Farm owner, Sally is mother to two feral farm children, Emalisa and Alexander. Sally loves to trail run, Crossfit, and cook and eat farm fresh food with her family. Sally’s partner Julian Marquez grew up in Koloa and owns and operates a martial arts academy on the south side of the Island (Jiu Jitsu 967). They bring local youth and families from the mats to the farm for hands-on experiences. Sally is a 2021 graduate of GoFarm Hawaii AgXcel program (located behind KCC), a statewide farmer training program. She has an Environmental Degree from the University of Edinboro in Pennsylvania.
Fun Fact: We are a farming family of gritty grapplers! Julian is a talented black belt in Jiu Jitsu, Sally wrestled all through high school, and both kids spend much of their time on the mats learning different forms of martial arts.

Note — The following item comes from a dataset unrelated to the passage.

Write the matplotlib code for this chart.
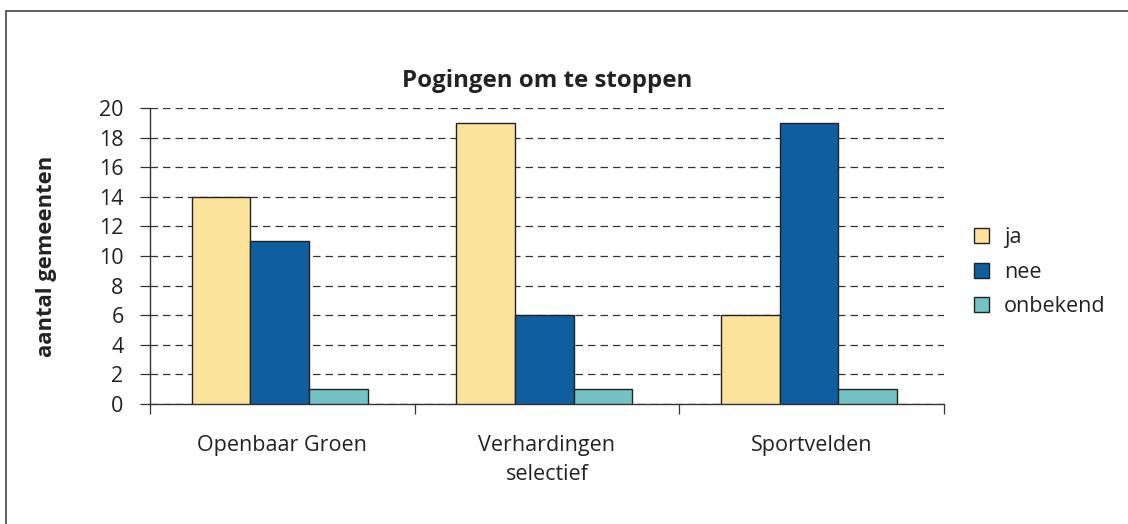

Pono Farm is a four-acre farm nestled in the heart of Moloa’a. With the power of organic and regenerative techniques like cover cropping, composting, and animal husbandry, they produce more than 20,000 pounds of vegetables each year in less than half an acre of garden space. Farmer Tim Schulte and his family also grow a variety of fruits including mangos, avocados, citrus, coffee, and more. Hoku Foods carries Pono Farms greens like Arugula, lettuce, citrus and mangos.